Sano et al. (2024) present a development of a new standard material for analysis of meteorite zircons, prepared by high-pressure sintering. Homogeneity of the new standard is verified with laser ablation and NanoSIMS microanalyses. Doping with hafnium oxide and tungsten oxide produced sufficiently high concentrations of Hf and W for precise determination of relative sensitivity factors. The new synthetic standard was used for determination of ¹⁸²Hf–¹⁸²W age of zircon from the mesosiderite Asuka 882023.

The paper by Terada et al. (2024) presents a development of non-destructive isotope analysis technique using negative muon beam, and natural galena (PbS) as a test material. In Earth and planetary science, Pb isotopic composition is usually measured by mass spectrometry—a destructive technique. The authors report a development of the non-destructive isotopic measurement using an energy shift of muon-induced characteristic X-rays. The Pb isotope composition derived from characteristic X-ray spectra is consistent with mass spectrometry analyses, although cannot yet match the precision of the latter. With the further development of the high-energy-resolution X-ray detectors, isotopic measurements of various natural samples (solid, liquid and gaseous) might be eventually performed non-destructively.

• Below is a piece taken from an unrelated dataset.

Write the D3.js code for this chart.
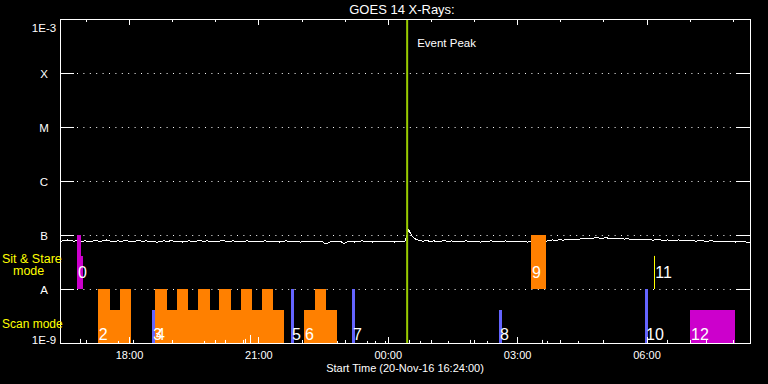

Analytical developments reported in this issue can be applied to a great variety of terrestrial and planetary materials, producing improvement in analytical data, and in some cases opening completely new opportunities. We are confident that these developments will make a significant contribution to the advancement and deeper comprehension of the realms of geochemistry and cosmochemistry.